Hello friends. It's a new day here with the Virgin Read. Why is that? Well, we've got something happening here for the first time that has never happened before--and it's not about Sadie Hawkins this time.
This week, I delved into Final Crisis. I figured--why not? I found the Black Panther/Secret Invasion crossover enjoyable last week, and I wondered if Final Crisis might just be the same sort of romp through the DC side of things. And, you know, Grant Morrison has his name on it. People love this Grant.
Here's the thing folks: I just got to page fifteen--that's fifteen out of thirty pages--and I've had to read seven storylines, and I was about to turn to page eight.
You know what?
I don't care to go on.
That's right, I'm not finishing this comic book. Halfway in, seven storylines already in motion from previous issues, more that I'm supposed to keep track on--there isn't even an attempt to speak to a new comic book reader. Oh no! This Final Crisis is elitist! And...I'm offended!
I realize that this sort of staging of large crisis thing gets the entire DC Universe involved, and it's designed to increase sales. It's supposed to have all sorts of spin-off stories and storylines. I "get" it. Hey, I hated Secret Invasion the first time I read it, but I gave it another chance with one of it's spin-off stories and totally enjoyed myself. I'd only read the first issue of Secret Invasion--so sure, that was a little weird for me. But this is well into Final Crisis now, isn't it? Why is it necessary to have so many storylines IN ONE BOOK? I thought the whole POINT was to have several other comic books for people to buy.
Oh, and if this is supposed to increase and widen their audience, then give us a chance for Pete's sake. Half dead German speaking superheroes?
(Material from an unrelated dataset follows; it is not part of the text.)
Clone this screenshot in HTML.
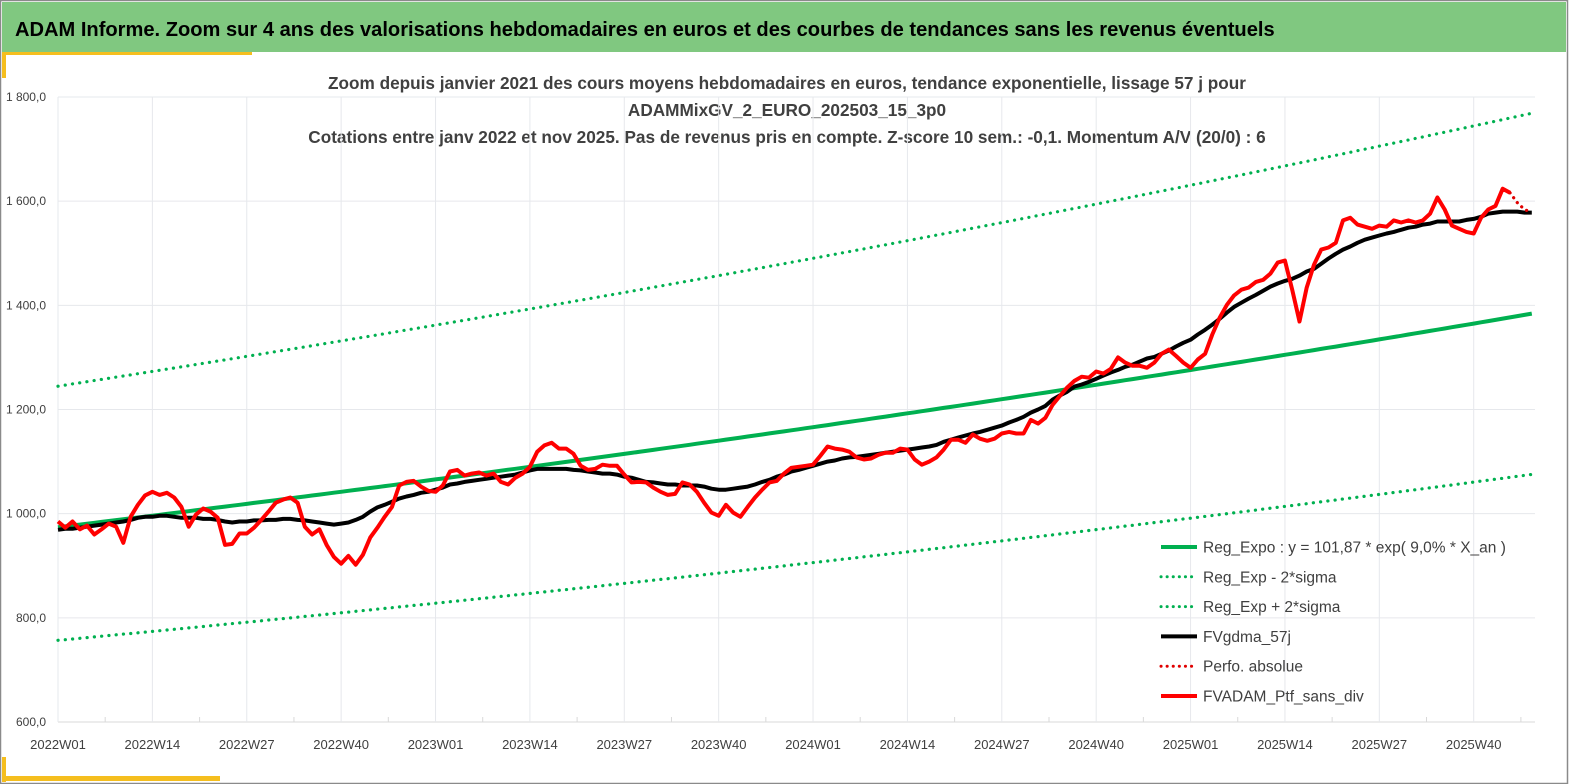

Three Shazams? (Yeah, yeah, yeah, I know he's NOT Shazam. He's the Flash. But he looks just like Shazam (okay, whatever, "Captain Marvel) from the CBS Saturday morning show on back in the 70's:
Remember? "ShaZAM!!!" Oh, or "ooooh Mighty Isis-Isis-Isis-Isis-Isis..."
Loved that head piece. Still do. Can I sport it, ya think?
Seriously. THIS is who I am. This 1970's superhero television show is my frame of reference. You don't want to clue me onto your story any better? You don't even want to give me a recap at the beginning of your comic? Well, then I'm not going to hang on and finish reading your G.D. comic book, just to be fair. Because you not what? It's not fair.
With so much to try and keep up with and figure out (as cool as the art seemed on the first page, with panels that are making up one whole picture, I was still totally confused as to who was where and what was happening), when I storyline came along that I just might understand, that I maybe could get invested in--Clark Kent at Lois Lane's bedside, unable to leave and be Superman--I just didn't care anymore. Instead, I felt quite resentful. Maybe even angry. Here I am, trying to follow this, trying to get into your world, and you aren't even trying to come into mine--the world of the new comic book reader.
So, although I don't usually do this--in fact, I've never done this--I have an official ruling for this issue of Final Crisis--if not all of Final Crisis. And that ruling? It loses. It's "guilty." Guilty of being a book for a select group of people who know a lot about comic books and all their little devices (alternate universes, multiple versions of the same hero, so on, etc.) that a new reader doesn't know, or can't understand at first. It not only isn't appealing to a new reader, but even succeeded in repelling one.